Entries taken from a collection:

* * * *

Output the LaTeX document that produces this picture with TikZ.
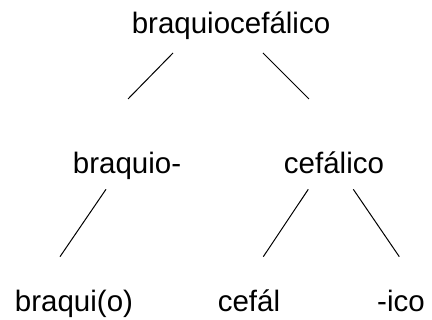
\documentclass[tikz,border=0pt]{standalone}
\usepackage{fontspec}
\setmainfont{Liberation Sans}
\begin{document}
\begin{tikzpicture}[x=1pt,y=1pt,
  word/.style={anchor=base,inner sep=0pt,font=\fontsize{29.5}{34}\selectfont},
  branch/.style={line width=1pt,black}]
\useasboundingbox (0,0) rectangle (432,320);
% words of the tree
\node[word] (root) at (231,286.7) {braquiocefálico};
\node[word] (braquio) at (127,146) {braquio-};
\node[word] (cefalico) at (334,146) {cefálico};
\node[word] (braqui) at (74,8.3) {braqui(o)};
\node[word] (cefal) at (249,8.3) {cefál};
\node[word] (ico) at (401,8.3) {-ico};
% branch end points
\coordinate (r1) at (173,267);
\coordinate (r2) at (263,267);
\coordinate (b1) at (128,221);
\coordinate (c1) at (309,221);
\coordinate (b2) at (106,130.7);
\coordinate (c2) at (308.3,130.7);
\coordinate (c3) at (353.3,130.7);
\coordinate (q1) at (60,63.3);
\coordinate (q2) at (263.3,63.3);
\coordinate (q3) at (399.3,63.3);
% branches
\draw[branch] (r1) -- (b1);
\draw[branch] (r2) -- (c1);
\draw[branch] (b2) -- (q1);
\draw[branch] (c2) -- (q2);
\draw[branch] (c3) -- (q3);
\end{tikzpicture}
\end{document}
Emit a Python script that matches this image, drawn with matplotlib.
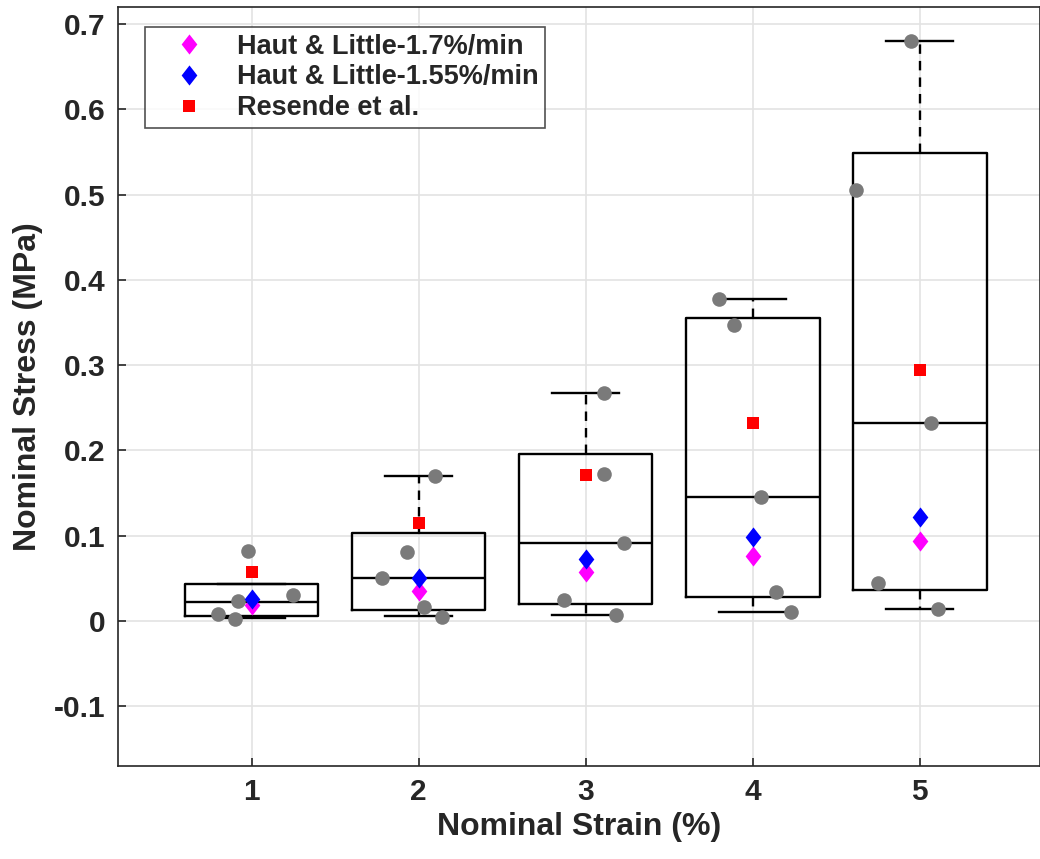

* * * *

Aim of the exercise:
Quote all the records verbatim, dropping any pictures from your copy.

Answer to the exercise:
Output the LaTeX document that produces this picture with TikZ.
\documentclass[tikz,border=0pt]{standalone}
\usepackage{fontspec}
\setmainfont{Liberation Sans}
\begin{document}
\begin{tikzpicture}[x=1pt,y=1pt,
  word/.style={anchor=base,inner sep=0pt,font=\fontsize{29.5}{34}\selectfont},
  branch/.style={line width=1pt,black}]
\useasboundingbox (0,0) rectangle (432,320);
% words of the tree
\node[word] (root) at (231,286.7) {braquiocefálico};
\node[word] (braquio) at (127,146) {braquio-};
\node[word] (cefalico) at (334,146) {cefálico};
\node[word] (braqui) at (74,8.3) {braqui(o)};
\node[word] (cefal) at (249,8.3) {cefál};
\node[word] (ico) at (401,8.3) {-ico};
% branch end points
\coordinate (r1) at (173,267);
\coordinate (r2) at (263,267);
\coordinate (b1) at (128,221);
\coordinate (c1) at (309,221);
\coordinate (b2) at (106,130.7);
\coordinate (c2) at (308.3,130.7);
\coordinate (c3) at (353.3,130.7);
\coordinate (q1) at (60,63.3);
\coordinate (q2) at (263.3,63.3);
\coordinate (q3) at (399.3,63.3);
% branches
\draw[branch] (r1) -- (b1);
\draw[branch] (r2) -- (c1);
\draw[branch] (b2) -- (q1);
\draw[branch] (c2) -- (q2);
\draw[branch] (c3) -- (q3);
\end{tikzpicture}
\end{document}
Emit a Python script that matches this image, drawn with matplotlib.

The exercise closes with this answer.